Frequently Asked Questions (FAQ) about Cylindrical Coordinates
Q1: What is the main difference between Cartesian and cylindrical coordinates?
A1: Cartesian coordinates (x, y, z) use three perpendicular distances. Cylindrical coordinates (ρ, φ, z) use a radial distance (ρ), an angle (φ), and a height (z). They are both 3D systems, but cylindrical is often preferred for problems with axial or rotational symmetry.
Q2: Why is the 'z' coordinate the same in both systems?
A2: The cylindrical coordinate system is essentially an extension of the 2D polar coordinate system into 3D. It uses the same Z-axis as the Cartesian system, making the height component directly transferable.

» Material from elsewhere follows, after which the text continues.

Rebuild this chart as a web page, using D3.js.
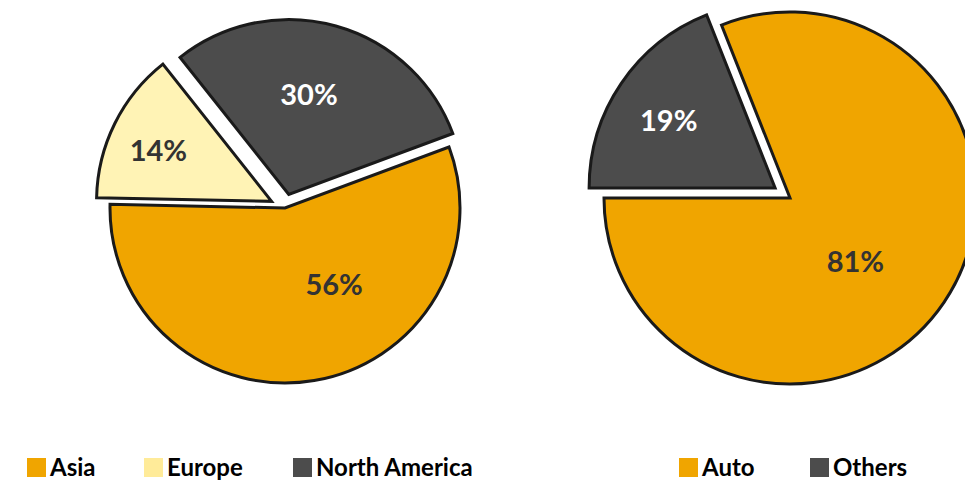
<!DOCTYPE html>
<html>
<head>
<meta charset="utf-8">
<script src="https://cdn.jsdelivr.net/npm/d3@7"></script>
<style>
  html, body { margin: 0; padding: 0; background: #fff; }
  svg { display: block; }
  text { font-family: Lato, "Open Sans", sans-serif; font-weight: 700; }
</style>
</head>
<body>
<svg id="chart" width="965" height="480"></svg>
<script>
// ---- data ----
const regionCategories = ["Asia", "Europe", "North America"];
const regionValues = [56, 14, 30];
const useCategories = ["Auto", "Others"];
const useValues = [81, 19];

// ---- styles / layout ----
const colors = {
  "Asia": "#F0A500", "Europe": "#FFF3B5", "North America": "#4C4C4C",
  "Auto": "#F0A500", "Others": "#4C4C4C"
};
const legendColors = { "Europe": "#FFEB99" };
const labelColors = {
  "Asia": "#333333", "Europe": "#333333", "North America": "#ffffff",
  "Auto": "#333333", "Others": "#ffffff"
};

const pies = [
  { cats: regionCategories, vals: regionValues, cx: 285, cy: 208, r: 175,
    startDeg: 69.6, explode: { "Europe": 15, "North America": 14 },
    nudge: { "Asia": [31, -31], "Europe": [-16, -4], "North America": [-9, 3] },
    legendX: [27, 144, 293] },
  { cats: useCategories, vals: useValues, cx: 790, cy: 198, r: 186,
    startDeg: -21.6, explode: { "Others": 18 },
    nudge: { "Auto": [-30, -2], "Others": [-11, -4] },
    legendX: [679, 810] }
];

const svg = d3.select("#chart");

pies.forEach(p => {
  const data = p.cats.map((c, i) => ({ cat: c, value: p.vals[i] }));
  const start = p.startDeg * Math.PI / 180;
  const pie = d3.pie().value(d => d.value).sort(null)
    .startAngle(start).endAngle(start + 2 * Math.PI);
  const arcs = pie(data);
  const arc = d3.arc().innerRadius(0).outerRadius(p.r);
  const labelArc = d3.arc().innerRadius(0).outerRadius(p.r * 1.24);

  const g = svg.append("g").attr("transform", `translate(${p.cx},${p.cy})`);

  const slices = g.selectAll("g.slice").data(arcs).enter().append("g")
    .attr("class", "slice")
    .attr("transform", d => {
      const off = p.explode[d.data.cat] || 0;
      const mid = (d.startAngle + d.endAngle) / 2;
      return `translate(${off * Math.sin(mid)},${-off * Math.cos(mid)})`;
    });

  slices.append("path")
    .attr("d", arc)
    .attr("fill", d => colors[d.data.cat])
    .attr("stroke", "#1a1a1a")
    .attr("stroke-width", 3)
    .attr("stroke-linejoin", "miter");

  slices.append("text")
    .attr("transform", d => {
      const c = labelArc.centroid(d);
      const n = p.nudge[d.data.cat] || [0, 0];
      return `translate(${c[0] + n[0]},${c[1] + n[1]})`;
    })
    .attr("text-anchor", "middle")
    .attr("dominant-baseline", "central")
    .attr("font-size", 29)
    .attr("fill", d => labelColors[d.data.cat])
    .text(d => d.data.value + "%");

  // legend
  const lg = svg.append("g");
  p.cats.forEach((c, i) => {
    const x = p.legendX[i];
    lg.append("rect")
      .attr("x", x).attr("y", 458).attr("width", 19).attr("height", 19)
      .attr("fill", legendColors[c] || colors[c]);
    lg.append("text")
      .attr("x", x + 23).attr("y", 476)
      .attr("font-size", 24)
      .attr("fill", "#000")
      .text(c);
  });
});
</script>
</body>
</html>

Q3: Can ρ (radial distance) be negative?
A3: By convention, ρ (rho) is always considered non-negative (ρ ≥ 0). A negative ρ would typically mean moving in the opposite direction along the ray defined by φ, but it's generally avoided to maintain a unique representation for each point.
Q4: How do I choose between degrees and radians for the angle φ?
A4: For most mathematical formulas (especially in calculus, physics, and engineering equations involving trigonometric functions), radians are the standard unit. For human interpretation or specific contexts like navigation, degrees might be more intuitive. Our cylindrical coordinates calculator lets you choose.
Q5: What is atan2(y, x) and why is it used for φ?
A5: atan2(y, x) is a variation of the arctangent function that takes two arguments, y and x. It correctly determines the angle φ for a point (x, y) in all four quadrants, unlike arctan(y/x) which has a limited range and ambiguity. This is crucial for accurate polar coordinate conversion.
Q6: When should I use cylindrical coordinates instead of Cartesian?
A6: Cylindrical coordinates are ideal when dealing with problems that have cylindrical symmetry. Examples include analyzing electric fields around a long wire, fluid flow in pipes, or objects rotating around an axis. They simplify equations and boundary conditions in such scenarios.
Q7: How do cylindrical coordinates relate to spherical coordinates?
A7: Both are 3D coordinate systems, but they differ in how they define the third dimension. Cylindrical uses a height (z) along an axis, while spherical coordinates use a radial distance (r) from the origin and two angles (θ, φ). Cylindrical is better for objects with an axis of symmetry, spherical for objects with a point of symmetry.
Q8: What if my input values are outside typical ranges (e.g., very large numbers)?
A8: The calculator handles a wide range of numerical inputs. However, extremely large or small numbers might lead to floating-point precision issues in any computer calculation. Always ensure your inputs are within reasonable bounds for your specific problem.